We’ve written about the parallels between the early stages of crypto’s ongoing financial meltdown and the last global financial crisis. But within the industry , the historical precedent of choice dates much further back — 115 years, to be exact.

What happened then?

The Panic of 1907 followed the failure of an attempt to corner the copper market. Anxious depositors rushed to withdraw cash from New York trust companies that had lent money to copper speculators.

One of the largest trust companies in the city failed, and because financial firms were so intertwined, panic and bank failures spread throughout the country. The worst of the crisis ended when the banker J.P. Morgan stepped in to arrange loans to several troubled banks, restoring faith in the system.

In its broadest outlines, the current crisis has been “almost identical” to 1907 so far, according Rasheed Saleuddin, a crypto watcher with a PhD in financial history from Cambridge University, specializing in the period around the Panic.

This time, losses in speculative crypto ventures have shaken faith in the crypto-based lenders they had borrowed from, and a similar rush to withdraw deposits.

If you're looking for personal parallels: Sam Bankman-Fried, the founder of crypto exchange FTX, is playing the role of Morgan, making loans to and investments in troubled businesses.

In a larger sense, the 1907 precedent ties into a commonly expressed belief among crypto enthusiasts that the industry is re-living the last few centuries of evolution in financial markets at an accelerated pace.

So it’s worth looking at what came of the Panic. As it turns out, the crisis was largely responsible for the creation of the Federal Reserve system six years later.

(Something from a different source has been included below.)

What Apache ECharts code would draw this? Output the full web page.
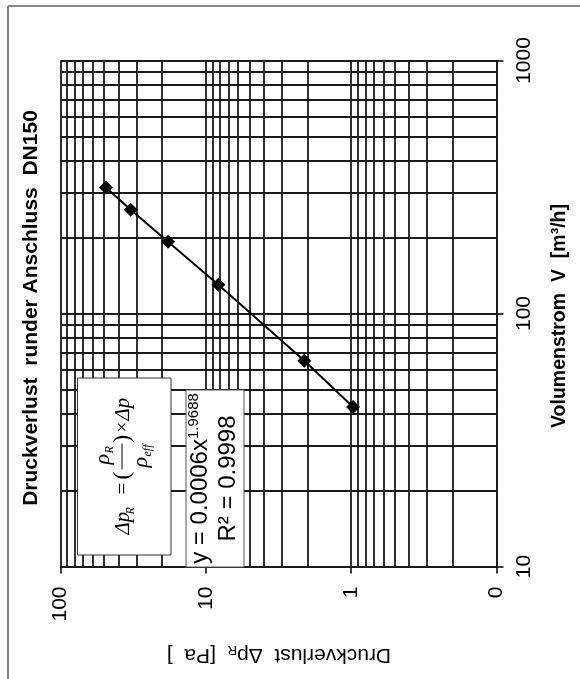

Following the Panic, Congress established the National Monetary Commission to figure out what financial reforms would prevent this from happening again. Its chairman, Rhode Island Sen. Nelson Aldrich, a Republican, convened a secret meeting on Jekyll Island in Georgia in November 1910, in which commission members and New York bankers, still spooked by the chaos of 1907, settled on a plan for a central bank whose duties would include making emergency loans to member banks.

Aldrich’s resultant proposal for a National Reserve Association failed amid criticism that its structure favored the interests of bankers. In 1913, Congress passed the Federal Reserve Act, which was largely similar to Aldrich’s proposal, but gave the president more power to oversee the system through appointees.

So... are crypto financial firms going to join the Federal Reserve system? 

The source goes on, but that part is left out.